All examples and conditional language recited herein are intended for pedagogical purposes to aid the reader in understanding the invention and the concepts contributed by the inventor to furthering the art, and are to be construed as being without limitation to such specifically recited examples and conditions, nor does the organization of such examples in the specification relate to a showing of the superiority and inferiority of the invention.
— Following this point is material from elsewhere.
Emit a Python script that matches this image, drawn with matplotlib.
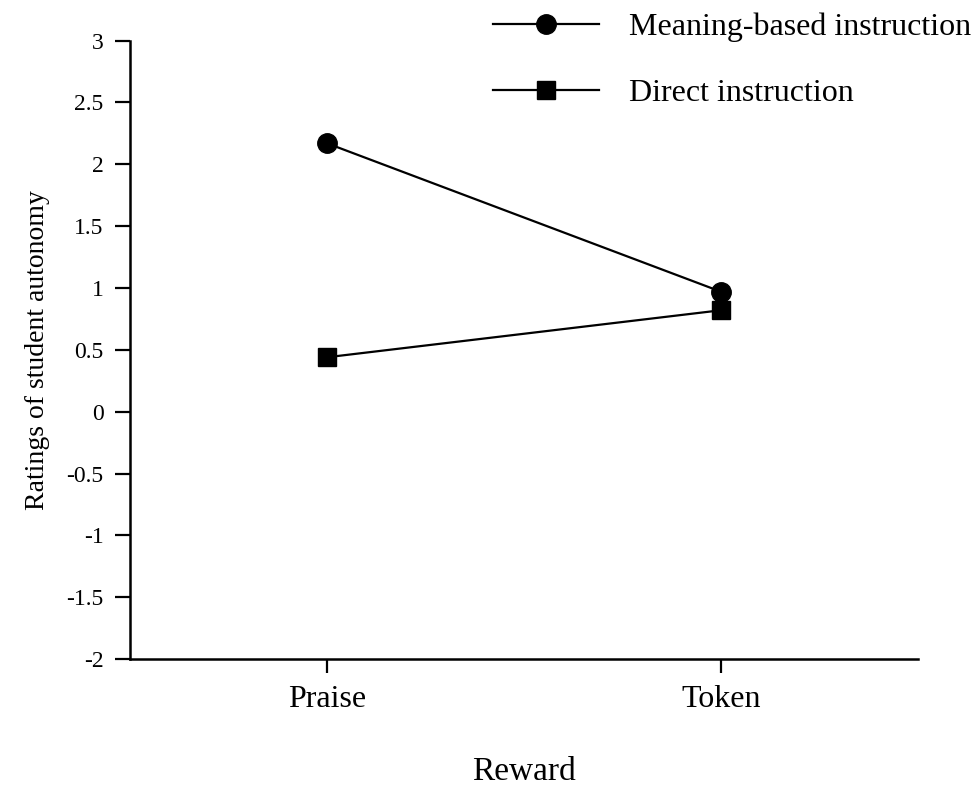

Although the embodiments of the present invention have been described in detail, it should be understood that the various changes, substitutions, and alterations could be made hereto without departing from the spirit and scope of the invention.

Claims

What is claimed is:

1. A non-transitory computer readable recording medium that stores an alert transmission program that cases a computer to execute a process comprising:

collecting behavior logs of multiple users from multiple terminals;

grouping users having a high similarity to each other based on the behavior logs; and

transmitting an alert to other users belonging to a group of a user indicated by a report of a cyber attack, when receiving the report from a terminal of the user.

2. The non-transitory computer readable recording medium as claimed in claim 1, wherein

the behavior logs indicate destinations of e-mails, and

the computer groups the multiple users based on the destinations of the e-mails.

3. The non-transitory computer readable recording medium as claimed in claim 1, wherein

the behavior logs indicate browsing destinations of Web sites, and

the computer groups the multiple users based on similarities among the browsing destinations of the Web sites.

4. The non-transitory computer readable recording medium as claimed in claim 1, wherein

the behavior logs indicate behavior characteristics pertinent to operations of the terminals of the users, and

the computer groups the multiple users based on a similarity of the behavior characteristics.

5. The non-transitory computer readable recording medium as claimed in claim 1, wherein the process further comprises:

displaying an analysis result concerning the behavior logs at a terminal of an administrator.

6. The non-transitory computer readable recording medium as claimed in claim 5, wherein the process further comprises:

informing the administrator of the report of the cyber attack when receiving the report from the terminal.

7. The non-transitory computer readable recording medium as claimed in claim 6, wherein the computer transmits the alert to the users based on a determination by the administrator who checks the report of the cyber attack.

8. The non-transitory computer readable recording medium as claimed in claim 6, wherein the report of the cyber attack is displayed at the terminals of the other users.

9. An alert transmission method comprising:

collecting behavior logs of multiple users from multiple terminals;

grouping, by a computer, users having a high similarity to each other based on the behavior logs; and

10. An alert transmission apparatus comprising:

a processor that executes a process including

collecting behavior logs of multiple users from multiple terminals;

analyzing the behavior logs and grouping users having a high similarity to each other based on an analysis result;

receiving a report of a cyber attack from a terminal; and

distributing an alert to terminals of other users belonging to a group of a user indicated by the report.